12 thoughts on “Recommended Reading: The Orenda, by Joseph Boyden

  1. I loved this book, and I love this review! I’m getting all misty-eyed just reading this and being reminded of it. I thought Boyden did a beautiful job with the torture scenes. It was obvious to me that it was not just about torture, but also about pride and dignity, tradition and faith. Their spiritualism is beautiful and makes so much sense. I love the passage you picked out about what Gosling says to Christophe. It makes me sad to think about what happened to it all…

    Side note: This book was the winner of Canada Reads 2014.

  2. The American cover is crazy. I like it. And I’m so glad you liked the book.

    Speaking of things you may like, I watched a documentary the other day called Jodorowsky’s Dune. It’s about an attempt to make a movie of Dune in 1975. It was amazing! Download it if you can. (Off topic, I know.)

  3. I wish the violence in the book didn’t get so much (bad) press. I found it fascinating, actually. Beautiful even, at times, in how the natives treated suffering as a spiritual test.

    Regardless, the more people talk about the violence the less they talk about the rest of the novel. A bit of a shame.

    Thanks for spreading the word south of the border!

  4. I’m guessing my email to the concierge is buried somewhere in the pile of “who is this guy.” I’ve been reading some of your recommendations and reviews (arcs?). I’m very far from being educated in English, grammar, literature, etc. I wish I had been more interested in my younger years. I like to write but I’m sure I wouldn’t be considered all that good at it. I’m a life long meditator and I’ve found myself of late being quite happy with a solitary life. I am post divorce and career; a career and economic disaster related to a marriage with a bi-polar wife. I first came across your writing and life while reading your essay (?), letter (?) regarding your relationship with Eric Van Cleve.
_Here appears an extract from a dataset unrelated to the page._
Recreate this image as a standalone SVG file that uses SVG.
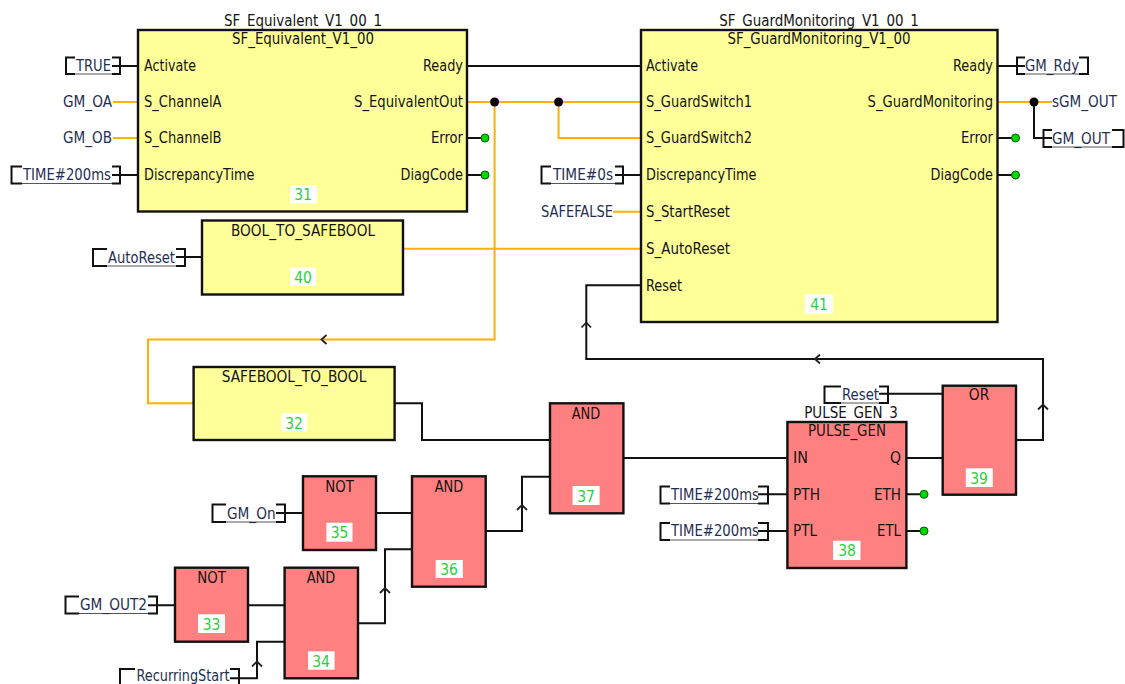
<svg xmlns="http://www.w3.org/2000/svg" width="1125" height="684" viewBox="0 0 1125 684">
<style>
text{font-family:"DejaVu Sans Condensed","DejaVu Sans",sans-serif;font-size:15.5px;fill:#141414;lengthAdjust:spacingAndGlyphs}
.e{text-anchor:end}.m{text-anchor:middle}
.v{fill:#1f2f52}
.n{fill:#2ccf3c;text-anchor:middle}
.y{fill:#ffff99;stroke:#111;stroke-width:2.4}
.r{fill:#ff8080;stroke:#111;stroke-width:2.4}
.w{fill:#fff}
.k{fill:none;stroke:#111;stroke-width:2}
.o{fill:none;stroke:#ffb000;stroke-width:2}
.b{fill:none;stroke:#111;stroke-width:2}
.t{fill:none;stroke:#555;stroke-width:1}
.a{fill:none;stroke:#222;stroke-width:1.8}
.g{fill:#00d800;stroke:#0a5a0a;stroke-width:1}
</style>
<g id="connectors">
<path class="k" d="M112 66H138M112 175H138M176 257H202M467 66H641M467 138H485M467 175H485M615 175H641M997 66H1025M997 138H1015M997 175H1015M1034 102V138H1052"/>
<path class="o" d="M113 102H138M113 138H138M467 102H641M558.600 102V138H641M403 248.700H641M613 211.700H641M997 102H1052M494.600 102V339.500H148V403.300H194"/>
<path class="k" d="M394.600 403.300H422V440H550M376 513H412M276 513H303M248 605.300H285M148 605.300H175M485.700 531H522V476.700H550M358 623.300H385V549.300H412M230 678.300H257V641.700H285M623.400 458H787M906 458H943M879 393.700H943M1016 440H1043V359H586.300V285.300H641M758 494.300H787M758 531H787M906 494.300H924M906 531H924"/>
<path class="a" d="M326.500 335L321.500 339.500L326.500 344M820 354.500L815 359L820 363.500M581.500 327.500L586.300 322.500L591 327.500M1038 409.500L1043 404.500L1048 409.500M517 510L522 505L527 510M380 593L385 588L390 593M252 666.500L257 661.500L262 666.500"/>
<circle cx="494.600" cy="102" r="4.500" fill="#000"/><circle cx="558.600" cy="102" r="4.500" fill="#000"/><circle cx="1034" cy="102" r="4.500" fill="#000"/>
<circle class="g" cx="485" cy="138" r="4"/><circle class="g" cx="485" cy="175" r="4"/><circle class="g" cx="1015.500" cy="138" r="4"/><circle class="g" cx="1015.500" cy="175" r="4"/><circle class="g" cx="924" cy="494.300" r="4"/><circle class="g" cx="924" cy="531" r="4"/>
</g>
<g id="n31"><text class="m" x="303" y="26" textLength="158" lengthAdjust="spacingAndGlyphs">SF_Equivalent_V1_00_1</text><rect class="y" x="138" y="30" width="329" height="181.500"/><text class="m" x="303" y="44" textLength="142" lengthAdjust="spacingAndGlyphs">SF_Equivalent_V1_00</text>
<text x="144" y="71" textLength="52" lengthAdjust="spacingAndGlyphs">Activate</text><text x="144" y="107" textLength="77.500" lengthAdjust="spacingAndGlyphs">S_ChannelA</text><text x="144" y="143" textLength="77.500" lengthAdjust="spacingAndGlyphs">S_ChannelB</text><text x="144" y="180" textLength="110.500" lengthAdjust="spacingAndGlyphs">DiscrepancyTime</text>
<text class="e" x="463" y="71" textLength="40" lengthAdjust="spacingAndGlyphs">Ready</text><text class="e" x="463" y="107" textLength="109" lengthAdjust="spacingAndGlyphs">S_EquivalentOut</text><text class="e" x="463" y="143" textLength="32" lengthAdjust="spacingAndGlyphs">Error</text><text class="e" x="463" y="180" textLength="62.500" lengthAdjust="spacingAndGlyphs">DiagCode</text>
<rect class="w" x="290" y="185" width="27" height="18.500"/><text class="n" x="303" y="200">31</text></g>
<g id="n40"><rect class="y" x="202" y="220.500" width="201" height="74"/><text class="m" x="303" y="236" textLength="144" lengthAdjust="spacingAndGlyphs">BOOL_TO_SAFEBOOL</text><rect class="w" x="290" y="267.700" width="26" height="18"/><text class="n" x="303" y="283">40</text></g>
<g id="n41"><text class="m" x="819" y="26" textLength="199.600" lengthAdjust="spacingAndGlyphs">SF_GuardMonitoring_V1_00_1</text><rect class="y" x="641" y="30" width="356.500" height="292"/><text class="m" x="819" y="44" textLength="183" lengthAdjust="spacingAndGlyphs">SF_GuardMonitoring_V1_00</text>
<text x="646" y="71" textLength="52" lengthAdjust="spacingAndGlyphs">Activate</text><text x="646" y="107" textLength="106" lengthAdjust="spacingAndGlyphs">S_GuardSwitch1</text><text x="646" y="143" textLength="106" lengthAdjust="spacingAndGlyphs">S_GuardSwitch2</text><text x="646" y="180" textLength="110.500" lengthAdjust="spacingAndGlyphs">DiscrepancyTime</text><text x="646" y="217" textLength="84" lengthAdjust="spacingAndGlyphs">S_StartReset</text><text x="646" y="254" textLength="84" lengthAdjust="spacingAndGlyphs">S_AutoReset</text><text x="646" y="291" textLength="36" lengthAdjust="spacingAndGlyphs">Reset</text>
<text class="e" x="993" y="71" textLength="40" lengthAdjust="spacingAndGlyphs">Ready</text><text class="e" x="993" y="107" textLength="125.400" lengthAdjust="spacingAndGlyphs">S_GuardMonitoring</text><text class="e" x="993" y="143" textLength="32" lengthAdjust="spacingAndGlyphs">Error</text><text class="e" x="993" y="180" textLength="62.500" lengthAdjust="spacingAndGlyphs">DiagCode</text>
<rect class="w" x="805" y="294.300" width="28" height="19.500"/><text class="n" x="819" y="310">41</text></g>
<g id="n32"><rect class="y" x="193.600" y="367" width="201" height="73"/><text class="m" x="294" y="382" textLength="144.600" lengthAdjust="spacingAndGlyphs">SAFEBOOL_TO_BOOL</text><rect class="w" x="281.400" y="413.300" width="25.600" height="18"/><text class="n" x="294" y="428.500">32</text></g>
<g id="n33"><rect class="r" x="175" y="567.700" width="73" height="74"/><text class="m" x="211.500" y="583" textLength="28.600" lengthAdjust="spacingAndGlyphs">NOT</text><rect class="w" x="198" y="614.300" width="27" height="18.700"/><text class="n" x="211.500" y="629.500">33</text></g>
<g id="n34"><rect class="r" x="284.600" y="567.700" width="73.400" height="110.600"/><text class="m" x="321" y="583" textLength="28.600" lengthAdjust="spacingAndGlyphs">AND</text><rect class="w" x="308" y="651.300" width="26.600" height="18.400"/><text class="n" x="321" y="666.500">34</text></g>
<g id="n35"><rect class="r" x="303" y="476.300" width="73" height="73.700"/><text class="m" x="339.500" y="492" textLength="28.600" lengthAdjust="spacingAndGlyphs">NOT</text><rect class="w" x="326.400" y="522.700" width="26.100" height="19"/><text class="n" x="339.500" y="538">35</text></g>
<g id="n36"><rect class="r" x="412" y="476.300" width="73.700" height="110.400"/><text class="m" x="449" y="492" textLength="28.600" lengthAdjust="spacingAndGlyphs">AND</text><rect class="w" x="435.700" y="560" width="27.200" height="18"/><text class="n" x="449" y="575">36</text></g>
<g id="n37"><rect class="r" x="550" y="403.300" width="73.400" height="110"/><text class="m" x="586" y="419" textLength="28.600" lengthAdjust="spacingAndGlyphs">AND</text><rect class="w" x="572.600" y="486" width="27" height="19"/><text class="n" x="586" y="501.500">37</text></g>
<g id="n38"><text class="m" x="851" y="418" textLength="93.700" lengthAdjust="spacingAndGlyphs">PULSE_GEN_3</text><rect class="r" x="787.400" y="422" width="119" height="146"/><text class="m" x="847" y="436" textLength="78" lengthAdjust="spacingAndGlyphs">PULSE_GEN</text>
<text x="793" y="463" textLength="15" lengthAdjust="spacingAndGlyphs">IN</text><text x="793" y="499.500" textLength="27" lengthAdjust="spacingAndGlyphs">PTH</text><text x="793" y="536" textLength="24" lengthAdjust="spacingAndGlyphs">PTL</text><text class="e" x="901" y="463" textLength="11" lengthAdjust="spacingAndGlyphs">Q</text><text class="e" x="901" y="499.500" textLength="27" lengthAdjust="spacingAndGlyphs">ETH</text><text class="e" x="901" y="536" textLength="24" lengthAdjust="spacingAndGlyphs">ETL</text>
<rect class="w" x="833" y="540.700" width="27.500" height="19.300"/><text class="n" x="847" y="556">38</text></g>
<g id="n39"><rect class="r" x="942.700" y="385.700" width="73.300" height="109"/><text class="m" x="979" y="400" textLength="20.500" lengthAdjust="spacingAndGlyphs">OR</text><rect class="w" x="965.800" y="468.300" width="27" height="18.700"/><text class="n" x="979" y="483.500">39</text></g>
<g id="v-true"><path class="b" d="M75 57.500H66V74H75M112 57.500H120V74H112"/><path class="t" d="M75 74H112"/><text class="v" x="76" y="71" textLength="35" lengthAdjust="spacingAndGlyphs">TRUE</text></g>
<g id="v-gm-oa"><text class="v e" x="112" y="107" textLength="49" lengthAdjust="spacingAndGlyphs">GM_OA</text></g>
<g id="v-gm-ob"><text class="v e" x="112" y="143" textLength="49" lengthAdjust="spacingAndGlyphs">GM_OB</text></g>
<g id="v-time1"><path class="b" d="M22 166.500H11.500V183.500H22M112 166.500H120V183.500H112"/><path class="t" d="M22 183.500H112"/><text class="v" x="23" y="180" textLength="88" lengthAdjust="spacingAndGlyphs">TIME#200ms</text></g>
<g id="v-autoreset"><path class="b" d="M107 249H93V266H107M176 249H185V266H176"/><path class="t" d="M107 266H176"/><text class="v" x="108" y="263" textLength="67" lengthAdjust="spacingAndGlyphs">AutoReset</text></g>
<g id="v-time2"><path class="b" d="M551 166.500H541.500V183.500H551M615 166.500H623V183.500H615"/><path class="t" d="M551 183.500H615"/><text class="v" x="553" y="180" textLength="60" lengthAdjust="spacingAndGlyphs">TIME#0s</text></g>
<g id="v-safefalse"><text class="v e" x="613" y="217" textLength="72" lengthAdjust="spacingAndGlyphs">SAFEFALSE</text></g>
<g id="v-gm-rdy"><path class="b" d="M1025 57.500H1017V74H1025M1079 57.500H1088V74H1079"/><path class="t" d="M1025 74H1079"/><text class="v" x="1025" y="71" textLength="54" lengthAdjust="spacingAndGlyphs">GM_Rdy</text></g>
<g id="v-sgm-out"><text class="v" x="1052" y="107" textLength="65" lengthAdjust="spacingAndGlyphs">sGM_OUT</text></g>
<g id="v-gm-out"><path class="b" d="M1052 130H1043.500V147H1052M1112 130H1123.500V147H1112"/><path class="t" d="M1052 147H1112"/><text class="v" x="1052" y="144" textLength="58" lengthAdjust="spacingAndGlyphs">GM_OUT</text></g>
<g id="v-reset"><path class="b" d="M841 386.500H824.500V403H841M879 386.500H888V403H879"/><path class="t" d="M841 403H879"/><text class="v" x="842" y="400" textLength="37" lengthAdjust="spacingAndGlyphs">Reset</text></g>
<g id="v-pth"><path class="b" d="M670 486.500H660.500V503.500H670M758 486.500H768V503.500H758"/><path class="t" d="M670 503.500H758"/><text class="v" x="671" y="500" textLength="88" lengthAdjust="spacingAndGlyphs">TIME#200ms</text></g>
<g id="v-ptl"><path class="b" d="M670 523H660.500V540H670M758 523H768V540H758"/><path class="t" d="M670 540H758"/><text class="v" x="671" y="536" textLength="88" lengthAdjust="spacingAndGlyphs">TIME#200ms</text></g>
<g id="v-gm-on"><path class="b" d="M226 504.500H212.500V522H226M276 504.500H285V522H276"/><path class="t" d="M226 522H276"/><text class="v" x="227" y="519" textLength="48.600" lengthAdjust="spacingAndGlyphs">GM_On</text></g>
<g id="v-gm-out2"><path class="b" d="M79 596.500H65.500V613.500H79M148 596.500H157V613.500H148"/><path class="t" d="M79 613.500H148"/><text class="v" x="80" y="610" textLength="67" lengthAdjust="spacingAndGlyphs">GM_OUT2</text></g>
<g id="v-recurring"><path class="b" d="M135 669H120V684M230 669H239V684"/><text class="v" x="136.500" y="681" textLength="93" lengthAdjust="spacingAndGlyphs">RecurringStart</text></g>
</svg>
I was amazed at what you were able to express. I thought you must be an incredible writer. I have not responded to those kind of feelings for a very long time.

    Mostly, I wanted to tell you I have been reading some of your reviews and have found several novels to add to my list of books I’d like to read. These three books have been added to E.L. Doctorow’s “Andrews Brain A Novel”: Orfeo a Novel by Richard Powers, Off Course a Novel by Michelle Huneven and All the Birds Singing a Novel by Evie Wyld. The last two I’m pretty sure I’m going to love and are first on my list. Thank you.

  5. Nice job on the review!
    I’ve been talking to some Native academics and most of them are siding with King. I agree with you that this is a work of fiction and, as such, Boyden has the right to tell the story in whatever way he chooses, though historical fiction can often create complications due to it being based in a real history but still being fictional. Things like this always remind me of Elif Shafak’s TED talk on the politics of fiction (
    I love Boyden’s other books and am sad because I think my wimpiness about physically violent scenes in books will prevent me from reading this one for awhile. -Tania

    • I hope people will give the book a chance; I certainly came away with it feeling it was strongly anti-colonial, and that the tragedy was the decimation of Native populations, and that the hope the book offered was that at least some aspects of Native culture(s) survive.